I've decided to roll a standalone controller for DEX. I've made a little ad-hoc breadboard circuit to connect one stepper driver, one load cell amp, to an Adafruit Feather M4 - an arduino variant.
I've decided to roll a standalone controller for DEX. I've made a little ad-hoc breadboard circuit to connect one stepper driver, one load cell amp, to an Adafruit Feather M4 - an arduino variant.
So, this should just be a short project - I mostly have the codes I need to run the thing in cuttlefish implementations, here will just be wrapping those up in a standalone system. I can also experiment with 'no handcuffs' programming models, not having to manage this all through various homebrew dataflow environments.

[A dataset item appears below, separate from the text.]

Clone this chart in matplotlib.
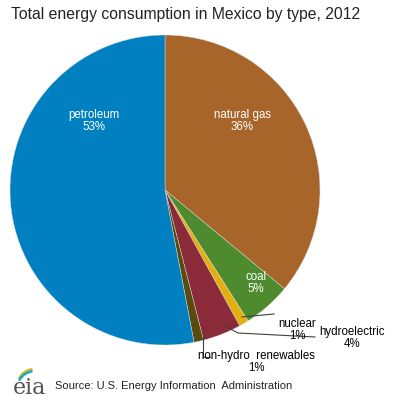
import matplotlib

matplotlib.use("Agg")
import matplotlib.pyplot as plt
from matplotlib.patches import Arc

plt.rcParams["font.family"] = ["Liberation Sans", "DejaVu Sans"]

# data, clockwise from 12 o'clock
labels = ["natural gas", "coal", "nuclear", "hydroelectric", "non-hydro renewables", "petroleum"]
shares = [36, 5, 1, 4, 1, 53]
colors = ["#A8652A", "#4E8A2E", "#E3B00F", "#8B2B3A", "#5A4A0E", "#0080C0"]

W = H = 400.0


def fx(px):
    return px / W


def fy(py):
    return 1 - py / H


fig = plt.figure(figsize=(4, 4), dpi=100)
fig.patch.set_facecolor("white")

# pie centre (165, 190) px, radius 155 px
cx, cy, r = 165, 190, 155
ax = fig.add_axes([fx(cx - r), fy(cy + r), 2 * r / W, 2 * r / H])
wedges, _ = ax.pie(shares, colors=colors, startangle=90, counterclock=False,
                   wedgeprops=dict(linewidth=0.3, edgecolor="#dddddd"))
ax.set_xlim(-1, 1)
ax.set_ylim(-1, 1)
ax.set_aspect("equal")
ax.axis("off")

# labels in figure pixel coords
inside = {"petroleum": (94, 121), "natural gas": (242, 121), "coal": (256, 283)}
for lab, pct in zip(labels, shares):
    if lab in inside:
        x, y = inside[lab]
        fig.text(fx(x), fy(y), f"{lab}\n{pct}%", color="white", ha="center",
                 va="center", fontsize=8.3, linespacing=1.1)

fig.text(fx(297), fy(330), f"nuclear\n{shares[2]}%", ha="center", va="center",
         fontsize=8.3, linespacing=1.1)
fig.text(fx(352), fy(338), f"hydroelectric\n{shares[3]}%", ha="center", va="center",
         fontsize=8.3, linespacing=1.1)
fig.text(fx(256), fy(362), f"non-hydro  renewables\n{shares[4]}%", ha="center",
         va="center", fontsize=8.3, linespacing=1.1)

# leader lines
lw = 0.8
fig.add_artist(plt.Line2D([fx(242), fx(274)], [fy(317), fy(314)], color="#404040", lw=lw))
fig.add_artist(plt.Line2D([fx(225), fx(238), fx(315)], [fy(326), fy(333), fy(337)],
                          color="#404040", lw=lw))
fig.add_artist(plt.Line2D([fx(203), fx(203), fx(210)], [fy(333), fy(357), fy(357)],
                          color="#404040", lw=lw))

fig.text(fx(11), fy(15), "Total energy consumption in Mexico by type, 2012",
         fontsize=11.3, ha="left", va="center", color="#222222")

# eia logo + source
lax = fig.add_axes([fx(10), fy(397), 40 / W, 34 / H])
lax.set_xlim(0, 40)
lax.set_ylim(0, 34)
lax.axis("off")
for i, c in enumerate(["#F2B705", "#8DC63F", "#1BA0D7"]):
    lax.add_patch(Arc((24, 10 - i * 1.2), 34, 36, theta1=95, theta2=150,
                      color=c, lw=1.6))
lax.text(20, 9, "eia", fontsize=16, family="DejaVu Serif", color="#555555",
         ha="center", va="center")
fig.text(fx(55), fy(386), "Source: U.S. Energy Information  Administration",
         fontsize=8, ha="left", va="center", color="#222222")

fig.savefig("out.png", dpi=100, facecolor="white")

The controller is fairly simple. The embedded code (which can be built with Arduino) reads command codes from the usb-serial port. These commands tell the machine to:
- move a number of steps
- tare the loadcell
- read the loadcell
So, first task is getting the embedded code up to competency. Compexity will live in JS, so the embedded just needs to do two things:
Instructions to the machine are done in low-level appropriate data types: steps are steps, not mm. Readings are returned as raw ADC readings. Conversions between machine-units and real-world units are done in JavaScript.
-`step <int32 steps>`
- accelstepper's this count, replies when complete
- microsteps are baked in: calculate transmission ratio as well?
-`read <uint32 averaging samples>`
- does read, replies with int32 (or whatever width is HX711) back, simple
Then, steps / mm land, zeroing, etc, will live in JS. As will load cell calibration, and plotting, etc. I can bottle each of those low level commands in JS promises, making 'running' the machine big async codes. This should be easy-ish, let's see.
One javascript launches a webserver: that's `js/dexs.js` - you should be able to run it (after installing node) by navigating to the `js` directory here and doing `node dexs.js`. It will announce an IP address and port, point your browser at that. Important! Launch the tool when the DEX machine is already plugged into USB.
Have this all together, now just need to re-calibrate the load cell and debug some loadcell-not-ready errors that the embedded code occasionally throws.
The client javascript can jog the machine, tare the loadcell, and perform tests. Tests are saved as .csv files.
Hopefully enough of the code is self-explanatory, more documentation can come if it's requested.